Os números revelam que, ao longo de um ano, os pedidos aumentaram consideravelmente, passando de nenhum em 2022 para 10 em 2023. Em contraste, apenas um empresário havia solicitado recuperação judicial em 2021.
Como divulgado em março deste ano pelo Correio do Estado, Marcelo Pimenta, head de Agronegócio da Serasa Experian, destacou que o aumento do número de pedidos de recuperação judicial era esperado, citando fatores como condições climáticas adversas que têm impactado a produção agrícola e as dificuldades econômicas, tanto no cenário nacional quanto no internacional.
A conjuntura de taxas de juros elevadas no Brasil também contribuiu para a limitação e o encarecimento do crédito rural, o que afetou diretamente a capacidade dos produtores rurais de utilizar os recursos financeiros necessários para cumprir seus compromissos mais urgentes.
“Os dados refletem a realidade difícil enfrentada pelo setor agrícola. Apesar de muitos produtores conseguirem administrar seus investimentos futuros e gerenciar suas despesas operacionais com estratégia, os números mostram um aumento contínuo no número de produtores à beira da insolvência”, avalia o economista do Sindicato Rural de Campo Grande, Rochedo e Corguinho (SRCG), Staney Barbosa Melo.
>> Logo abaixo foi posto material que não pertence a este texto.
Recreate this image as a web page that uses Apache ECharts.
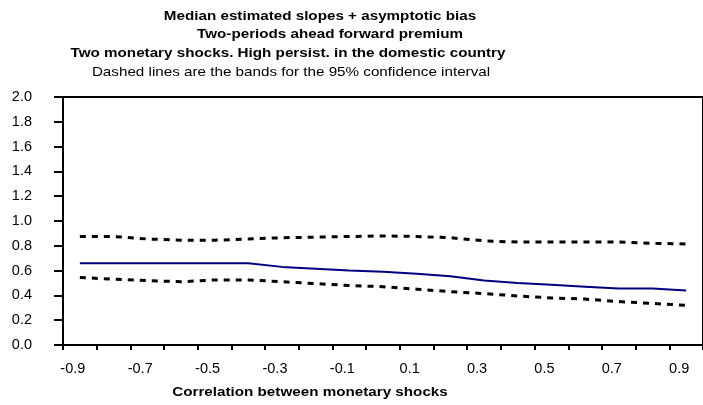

Para mitigar essa situação, Melo destaca a importância de considerar a continuidade e a escalonamento como indicadores sistêmicos na análise de crédito pelos bancos credores. “Isso poderia facilitar a vida dos produtores rurais, pois o aumento constante nos pedidos de recuperação judicial aponta para dificuldades profundas dentro do setor”, destaca.